I know this is an area in which you have particular expertise, so I'm curious as to the bolded bit in the above.
My understanding of the methodology, in general terms, is this:
- Play extract of music on Device A.
- Play same extract of music on Device B.
- Play same extract of music on either Device A or Device B without attendees being aware which is in use. Ask attendees to choose whether it is A or B which is playing.
- Repeat 3) until desired level of statistical significance is achievable.
It seems to me that aural memory is engaged in a) remembering the sound of A, of B, and of A vs B and what differences (if any) were detected; and b) recalling these when listening to the device during the repeated stages at line 3. Plus, there may be time taken to disconnect A and reconnect B, even if this is only scant seconds. We have been told, numerous times, that aural memory is only reliable for scant seconds. And if aural memory is unreliable, this is a mechanism by which confusion can set in between the original A and B, over time (eg during 4, above, depending on number of repetitions).
It is misgivings in the above that lead me to ask advocates of blind testing whether they have ever run a control test for their methodology (ie, to show whether it can reliably detect known audible differences, and how sensitive it can be - how gross do the differences have to be in order to be reliably detected). I've yet to hear that this has been done, still less to any statistically significant extent.
Some background - I worked in medical imaging, mainly testing to see if adding something in to MRI scanning increased and/or made more accurate the information that a Radiologist gains from the images. For this discussion we have to ignore the hardest question (how do you know that the lump on the image is really there) and just deal with getting a bunch of Radiologists to look at the images and give you unbiased evaluations of what they see. First thing is to remove all evidence of the sex of the patient (some lesions have are more common in one sex or the other), second to remove evidence of age (same reason), the hospital where the image was obtained (hospitals tend to see more of one disease type) and of the country (due to the Radiologists knowing the population bias for different diseases - eg more primary liver cancer in Japan, but more rarely liver metastases). Just taking out those cues reduced the accuracy of top-level radiologists from 90+% to 60+%. That's important because it means that in the study the only thing leading to a diagnosis is what's in the images rather than all those possible biases which will be at different levels across the Radiologists.
To try to get to the point, very early on we did simple studies, 3 or more Radiologists in a room (on separate workstations) looking at images and writing down number of lesions, location of lesions, size of lesions. etc etc, plus a diagnosis. Took a couple of weekends, give the data to statisticians, home and hosed. But not. First up we learned about dominant participant bias, where over time the less senior Radiologists started to fit in with the most senior guy, especially after breaks where they could talk together. All future studies were one Radiologist at a time.

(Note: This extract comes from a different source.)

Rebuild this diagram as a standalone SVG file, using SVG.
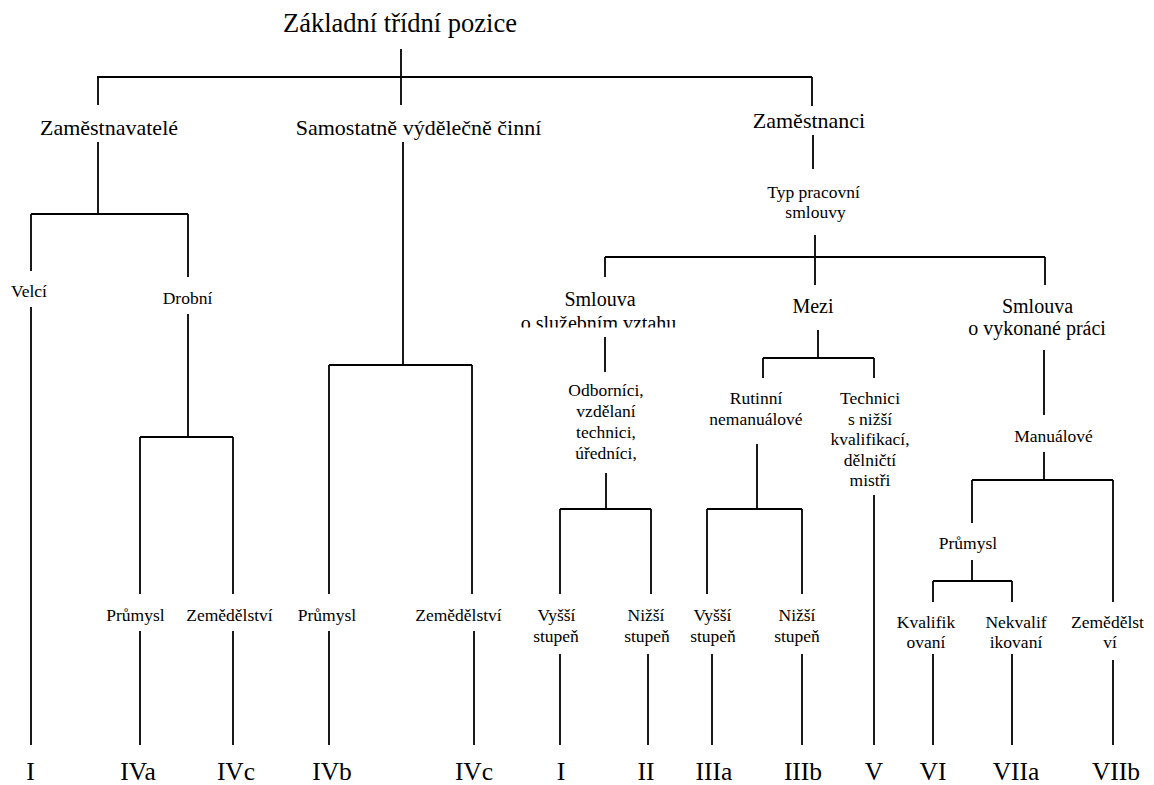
<svg xmlns="http://www.w3.org/2000/svg" width="1154" height="785" viewBox="0 0 1154 785">
<style>
text{font-family:'Liberation Serif','Times New Roman','DejaVu Serif',serif;fill:#000;text-anchor:middle}
.t0{font-size:26.5px}
.t1{font-size:22px}
.t2{font-size:20px}
.t3{font-size:17.5px}
.t4{font-size:25.5px}
.c line{stroke:#000;stroke-width:1.8;fill:none}
</style>
<defs>
<clipPath id="clipSl"><rect x="500" y="300" width="200" height="27.5"/></clipPath>
</defs>
<rect width="1154" height="785" fill="#fff"/>
<g class="c" id="connectors">
<line x1="401" y1="49" x2="401" y2="105"/>
<line x1="97" y1="77" x2="812" y2="77"/>
<line x1="98" y1="77" x2="98" y2="105"/>
<line x1="812" y1="77" x2="812" y2="106"/>
<line x1="98" y1="142" x2="98" y2="214"/>
<line x1="31" y1="214" x2="188" y2="214"/>
<line x1="31" y1="214" x2="31" y2="271"/>
<line x1="31" y1="307" x2="31" y2="745"/>
<line x1="188" y1="214" x2="188" y2="277"/>
<line x1="188" y1="314" x2="188" y2="437"/>
<line x1="140" y1="437" x2="233" y2="437"/>
<line x1="140" y1="437" x2="140" y2="594"/>
<line x1="233" y1="437" x2="233" y2="594"/>
<line x1="140" y1="631" x2="140" y2="745"/>
<line x1="233" y1="631" x2="233" y2="745"/>
<line x1="403" y1="142" x2="403" y2="365"/>
<line x1="329" y1="365" x2="472" y2="365"/>
<line x1="329" y1="365" x2="329" y2="594"/>
<line x1="472" y1="365" x2="472" y2="594"/>
<line x1="329" y1="631" x2="329" y2="745"/>
<line x1="474" y1="631" x2="474" y2="745"/>
<line x1="813" y1="135" x2="813" y2="169"/>
<line x1="815" y1="235" x2="815" y2="285"/>
<line x1="605" y1="257" x2="1045" y2="257"/>
<line x1="605" y1="257" x2="605" y2="277"/>
<line x1="1045" y1="257" x2="1045" y2="285"/>
<line x1="605" y1="337" x2="605" y2="372"/>
<line x1="606" y1="473" x2="606" y2="509"/>
<line x1="560" y1="509" x2="651" y2="509"/>
<line x1="560" y1="509" x2="560" y2="594"/>
<line x1="651" y1="509" x2="651" y2="594"/>
<line x1="560" y1="654" x2="560" y2="745"/>
<line x1="648" y1="654" x2="648" y2="745"/>
<line x1="818" y1="330" x2="818" y2="358"/>
<line x1="763" y1="358" x2="874" y2="358"/>
<line x1="763" y1="358" x2="763" y2="378"/>
<line x1="874" y1="358" x2="874" y2="378"/>
<line x1="757" y1="444" x2="757" y2="509"/>
<line x1="707" y1="509" x2="802" y2="509"/>
<line x1="707" y1="509" x2="707" y2="594"/>
<line x1="802" y1="509" x2="802" y2="594"/>
<line x1="712" y1="654" x2="712" y2="745"/>
<line x1="802" y1="654" x2="802" y2="745"/>
<line x1="874" y1="495" x2="874" y2="745"/>
<line x1="1044" y1="350" x2="1044" y2="415"/>
<line x1="1044" y1="452" x2="1044" y2="480"/>
<line x1="972" y1="480" x2="1113" y2="480"/>
<line x1="972" y1="480" x2="972" y2="523"/>
<line x1="1113" y1="480" x2="1113" y2="602"/>
<line x1="972" y1="560" x2="972" y2="581"/>
<line x1="933" y1="581" x2="1012" y2="581"/>
<line x1="933" y1="581" x2="933" y2="602"/>
<line x1="1012" y1="581" x2="1012" y2="602"/>
<line x1="933" y1="654" x2="933" y2="745"/>
<line x1="1012" y1="654" x2="1012" y2="745"/>
<line x1="1113" y1="660" x2="1113" y2="745"/>
</g>
<g font-family="Liberation Serif, serif">
<g id="root"><text class="t0" x="400" y="32">Základní třídní pozice</text></g>
<g id="zamestnavatele"><text class="t1" x="109" y="135">Zaměstnavatelé</text></g>
<g id="samostatne"><text class="t1" x="418.5" y="135">Samostatně výdělečně činní</text></g>
<g id="zamestnanci"><text class="t1" x="809" y="128">Zaměstnanci</text></g>
<g id="velci"><text class="t3" x="29" y="297">Velcí</text></g>
<g id="drobni"><text class="t3" x="187.5" y="304">Drobní</text></g>
<g id="typ"><text class="t3" x="813.5" y="198">Typ pracovní</text><text class="t3" x="815.5" y="218">smlouvy</text></g>
<g id="smlouva-sluz"><text class="t2" x="600" y="306">Smlouva</text><text class="t2" x="598.5" y="329.5" clip-path="url(#clipSl)">o služebním vztahu</text></g>
<g id="mezi"><text class="t2" x="813" y="313">Mezi</text></g>
<g id="smlouva-prace"><text class="t2" x="1037.5" y="313">Smlouva</text><text class="t2" x="1037" y="335">o vykonané práci</text></g>
<g id="odbornici"><text class="t3" x="606" y="396">Odborníci,</text><text class="t3" x="606" y="417">vzdělaní</text><text class="t3" x="606" y="438">technici,</text><text class="t3" x="606" y="459">úředníci,</text></g>
<g id="rutinni"><text class="t3" x="756" y="404">Rutinní</text><text class="t3" x="756" y="425">nemanuálové</text></g>
<g id="technici"><text class="t3" x="870" y="404">Technici</text><text class="t3" x="870" y="424.5">s nižší</text><text class="t3" x="870" y="445">kvalifikací,</text><text class="t3" x="870" y="465.5">dělničtí</text><text class="t3" x="870" y="486">mistři</text></g>
<g id="manualove"><text class="t3" x="1053.5" y="442">Manuálové</text></g>
<g id="prumysl-m"><text class="t3" x="968" y="549">Průmysl</text></g>
<g id="prumysl-a"><text class="t3" x="135.5" y="621">Průmysl</text></g>
<g id="zemedelstvi-a"><text class="t3" x="229.5" y="621">Zemědělství</text></g>
<g id="prumysl-b"><text class="t3" x="327" y="621">Průmysl</text></g>
<g id="zemedelstvi-b"><text class="t3" x="458.5" y="621">Zemědělství</text></g>
<g id="vyssi-1"><text class="t3" x="556.5" y="621">Vyšší</text><text class="t3" x="556" y="642">stupeň</text></g>
<g id="nizsi-1"><text class="t3" x="646" y="621">Nižší</text><text class="t3" x="647" y="642">stupeň</text></g>
<g id="vyssi-2"><text class="t3" x="712.5" y="621">Vyšší</text><text class="t3" x="713" y="642">stupeň</text></g>
<g id="nizsi-2"><text class="t3" x="797" y="621">Nižší</text><text class="t3" x="797" y="642">stupeň</text></g>
<g id="kvalifikovani"><text class="t3" x="926" y="628">Kvalifik</text><text class="t3" x="926" y="648">ovaní</text></g>
<g id="nekvalifikovani"><text class="t3" x="1016" y="628">Nekvalif</text><text class="t3" x="1016" y="648">ikovaní</text></g>
<g id="zemedelstvi-m"><text class="t3" x="1107.5" y="628">Zemědělst</text><text class="t3" x="1110" y="648">ví</text></g>
<g id="class-I-a"><text class="t4" x="30.5" y="780">I</text></g>
<g id="class-IVa"><text class="t4" x="138" y="780">IVa</text></g>
<g id="class-IVc-a"><text class="t4" x="236" y="780">IVc</text></g>
<g id="class-IVb"><text class="t4" x="332" y="780">IVb</text></g>
<g id="class-IVc-b"><text class="t4" x="474" y="780">IVc</text></g>
<g id="class-I-b"><text class="t4" x="561" y="780">I</text></g>
<g id="class-II"><text class="t4" x="646" y="780">II</text></g>
<g id="class-IIIa"><text class="t4" x="714" y="780">IIIa</text></g>
<g id="class-IIIb"><text class="t4" x="803" y="780">IIIb</text></g>
<g id="class-V"><text class="t4" x="874" y="780">V</text></g>
<g id="class-VI"><text class="t4" x="933" y="780">VI</text></g>
<g id="class-VIIa"><text class="t4" x="1016" y="780">VIIa</text></g>
<g id="class-VIIb"><text class="t4" x="1116" y="780">VIIb</text></g>
</g>
</svg>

The big surprise though was visual memory (at last getting to the audio comparison). Although visual memory is thought to be longer than audio memory, it is still fairly short (just ask a detective looking for witnesses). We learned that some/many experienced Radiologists can accurately recall images from a case they saw a couple of months (and hundreds of patients) ago and use that information to inform decisions about an image in front of them. Bad news for us as we now had to increase the period between seeing different images from the same patient from a couple of weeks to 3 months plus. The point with audio is that I'd bet 50p that 'golden ears' is actually at least partly a manifestation of extended audio memory.
How did we deal with that? The last, most complex and costly we designed specifically asked the Radiologist not to make a diagnosis (at least not until the very end) but to describe what they saw in the image, in detail. That was then compared to reality (this was a liver disease study where the liver was to be removed from the patient and examined in detail by a Pathologist which was the 'truth' that the Radiologist's assessment was compared to). The study took 18 months of weekends and worked at a level we couldn't have dreamed for.
So, if I was designing a study (no I won't!) to compare two things that are going to be very similar using people with a huge interest in what is being assessed and some of whom may have enhanced memory/discrimination skills, I would not get them to do something they do all the time where the biases could have maximum effect.
I'd suggest a test that doesn't rely on listening to the music in the normal way, which gives a greater chance of getting some discrimination:
1. Get agreement on the music to be played - duration probably doesn't matter
2. Get some agreed experts to listen to the music using one of the systems (no need to be blind) and to describe what they hear as being exemplary, most noticeable and whatever else (within reason). Could be the snare drum being just left of centre, can hear the type of drumstick (not my area of expertise), violin note decays realistically - anything.
3. Get your victims doing the test (but not together to avoid dominant participant bias), but get them just to score the items identified before, and obviously blind to what version of the system is in use. Repeat randomly with the systems changing and also with the same system being used twice/3 times in succession. These guys need to be different from the people in part 2.
Never going to happen and will take months to do if someone is daft enough to try, but I think this would remove/reduce the problem with the standard methodology described by Steve in post #1781. Clearly I had the advantage of 8-figure budgets and willing participants prepared to give up time to have their knowledge and ability tested in evil ways (I loved working with Radiologists because they were so keen to learn and improve in what is a difficult speciality).
Not sure if that helps or hinders, but I hope it answered the question!